Flora Tristán: For Feminism and Socialism!

Flora Tristán does not live to see the revolution in 1848, but her radical ideas and her personal involvement in French workers’ struggles for social justice are a significant element in the groundswell of leftist criticism that undermines the legitimacy of the conservative Orleanist regime during the 1840s.

Flora Tristán is seen as a thinker whose works bridge the gap between “utopian” and “scientific” socialism and helps lay the foundations for modern feminist theory. Tristán is heavily influenced by the utopian-socialist thinkers of her day, but she rejects the utopian idea that class harmony can be created through the good offices of an enlightened middle class. She emphasises the existence of a fundamental class antagonism and addresses herself directly to the workers.

Her feminism complements her socialism. Whereas earlier French feminists discussed sexual inequality in isolation, Tristán argues that the oppression of women is directly related to the oppression of the working class. Her attempts to analyse the relationship between the status of women and the economic inequalities of the class system leads her to articulate what the American historian S. Joan Moon has called a “utopian synthesis” of feminism and socialism.

The most dramatic expression of Tristán’s impact on the French labour movement is the 1845 strike at the Toulon arsenal. According to the French historian Maurice Agulhon, Tristán’s visit to this city during her ‘Tour de France’ radicalise its workers and help to precipitate the great strike.

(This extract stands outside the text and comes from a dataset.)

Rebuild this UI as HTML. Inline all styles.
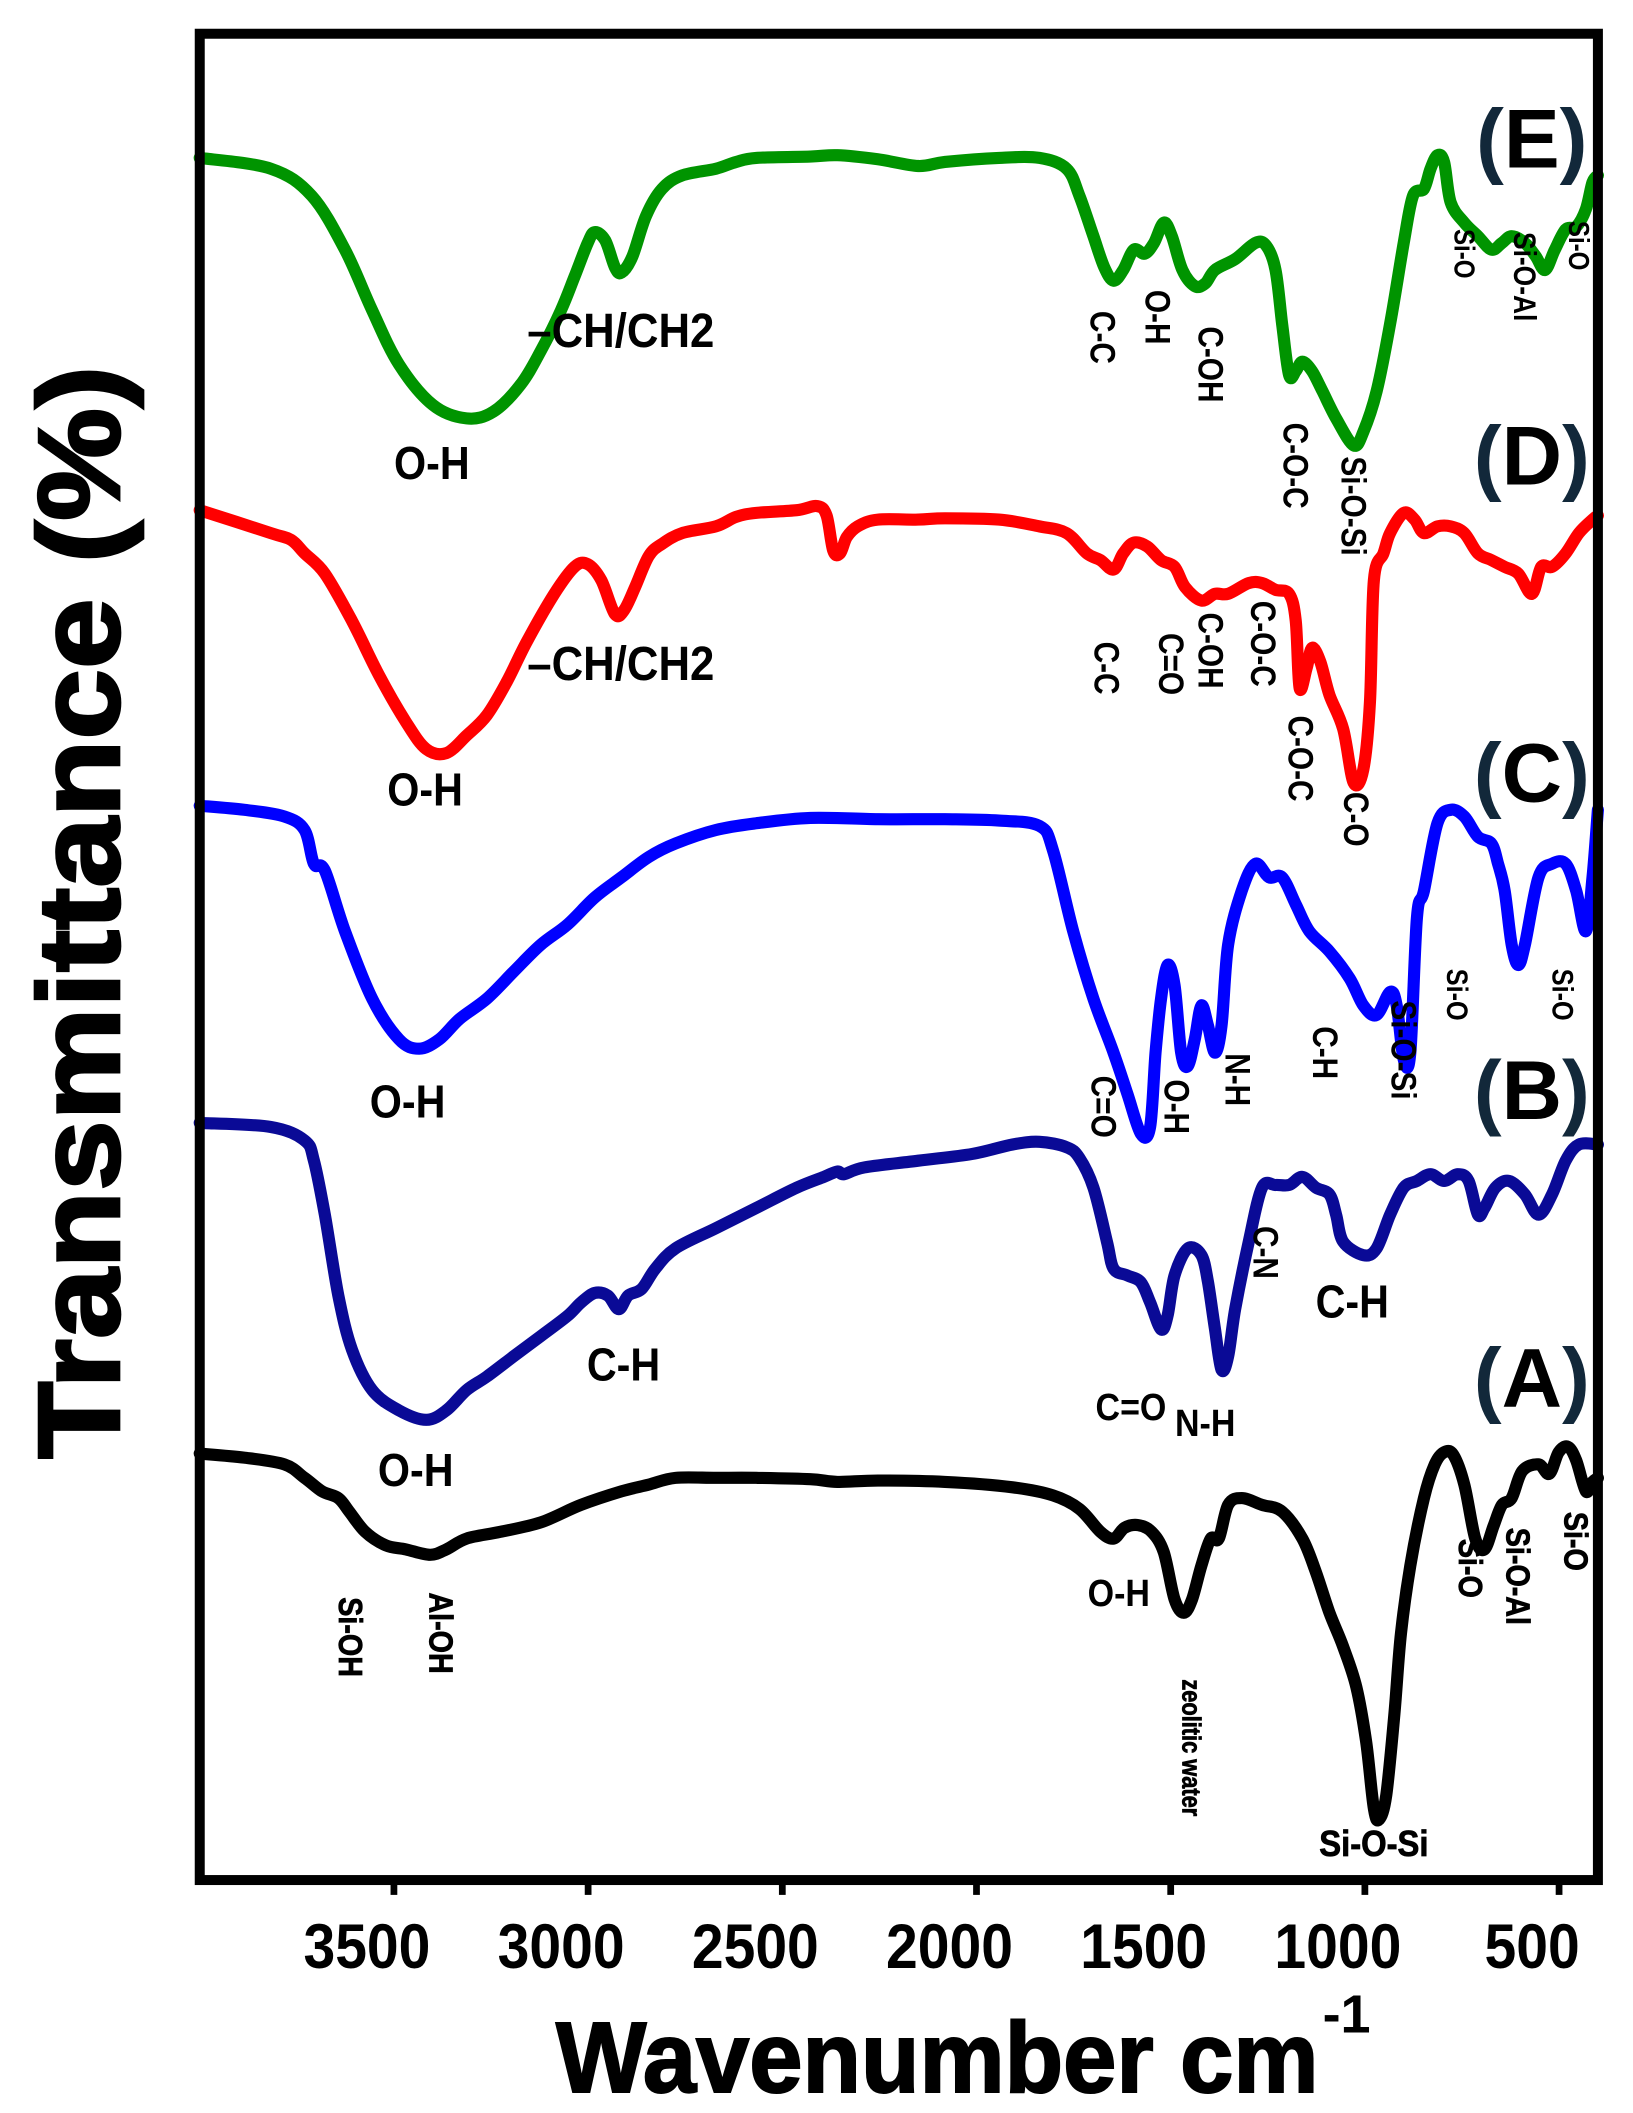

Tristán’s sudden death in 1844 cuts short her involvement in the social reform movement that culminates in 1848, but her writings and her personal contact with provincial artisans leave their mark on subsequent developments.

Tristan’s ideas and her personal dedication to the workers’ cause are not forgotten in 1848. French workers express their enduring gratitude by placing a monument on her tomb in October of 1848.